** THE REQUEST **
Leave the pictures out. Retype exactly the lines below from the one containing "Reproduce this chart with matplotlib." through the one containing "from matplotlib.ticker import", and no others.

** DATASET ENTRIES **

-.-.-

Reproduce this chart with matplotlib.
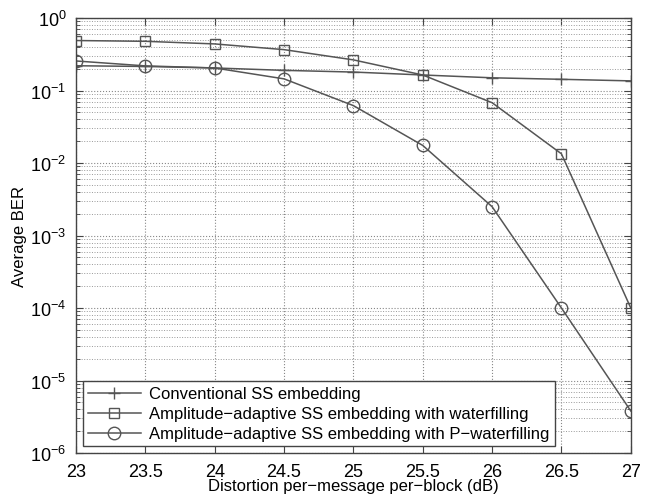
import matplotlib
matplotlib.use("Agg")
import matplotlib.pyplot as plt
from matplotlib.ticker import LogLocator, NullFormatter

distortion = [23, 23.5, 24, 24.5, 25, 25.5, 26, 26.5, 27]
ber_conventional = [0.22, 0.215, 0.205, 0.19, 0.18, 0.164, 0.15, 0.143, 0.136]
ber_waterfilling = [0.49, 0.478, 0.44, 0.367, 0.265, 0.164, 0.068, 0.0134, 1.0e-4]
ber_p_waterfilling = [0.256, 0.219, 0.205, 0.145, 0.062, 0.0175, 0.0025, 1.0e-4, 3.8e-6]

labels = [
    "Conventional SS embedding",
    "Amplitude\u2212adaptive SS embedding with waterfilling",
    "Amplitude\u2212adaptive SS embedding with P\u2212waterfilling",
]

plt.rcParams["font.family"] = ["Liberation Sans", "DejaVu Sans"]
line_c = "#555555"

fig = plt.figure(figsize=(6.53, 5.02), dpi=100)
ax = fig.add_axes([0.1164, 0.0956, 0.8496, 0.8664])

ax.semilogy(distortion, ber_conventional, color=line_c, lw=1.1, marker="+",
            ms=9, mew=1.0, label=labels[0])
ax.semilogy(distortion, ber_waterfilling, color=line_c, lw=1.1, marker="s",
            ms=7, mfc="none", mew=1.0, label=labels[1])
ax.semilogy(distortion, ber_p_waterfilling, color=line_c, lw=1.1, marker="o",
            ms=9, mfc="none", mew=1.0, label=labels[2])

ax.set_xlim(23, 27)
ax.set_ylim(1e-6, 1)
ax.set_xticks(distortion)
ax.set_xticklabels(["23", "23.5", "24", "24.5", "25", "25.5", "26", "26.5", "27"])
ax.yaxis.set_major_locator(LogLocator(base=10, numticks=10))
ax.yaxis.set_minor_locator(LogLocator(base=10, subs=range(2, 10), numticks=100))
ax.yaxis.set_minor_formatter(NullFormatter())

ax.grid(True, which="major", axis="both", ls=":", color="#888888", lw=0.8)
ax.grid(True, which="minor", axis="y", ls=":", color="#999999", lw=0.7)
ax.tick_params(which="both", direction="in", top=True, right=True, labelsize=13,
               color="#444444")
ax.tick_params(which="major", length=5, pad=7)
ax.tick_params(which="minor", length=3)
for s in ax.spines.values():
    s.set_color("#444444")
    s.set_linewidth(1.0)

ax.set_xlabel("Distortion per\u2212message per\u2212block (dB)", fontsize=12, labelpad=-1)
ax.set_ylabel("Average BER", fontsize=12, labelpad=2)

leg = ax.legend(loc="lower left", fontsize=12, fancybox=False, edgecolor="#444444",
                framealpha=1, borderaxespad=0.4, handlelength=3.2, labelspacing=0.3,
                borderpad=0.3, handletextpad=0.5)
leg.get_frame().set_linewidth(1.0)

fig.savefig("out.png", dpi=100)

-.-.-

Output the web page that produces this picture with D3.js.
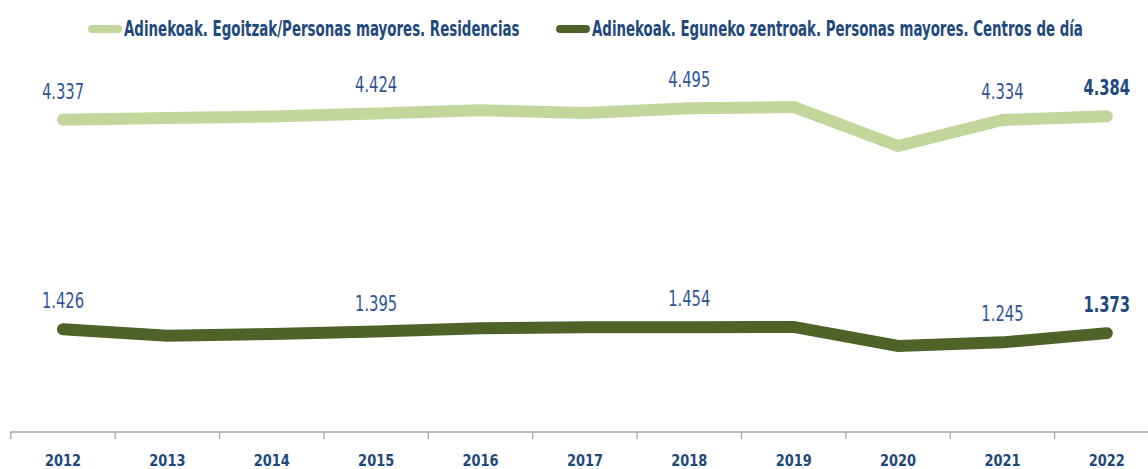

-.-.-

** THE COMPLETED TASK **
Reproduce this chart with matplotlib.
import matplotlib
matplotlib.use("Agg")
import matplotlib.pyplot as plt
from matplotlib.ticker import LogLocator, NullFormatter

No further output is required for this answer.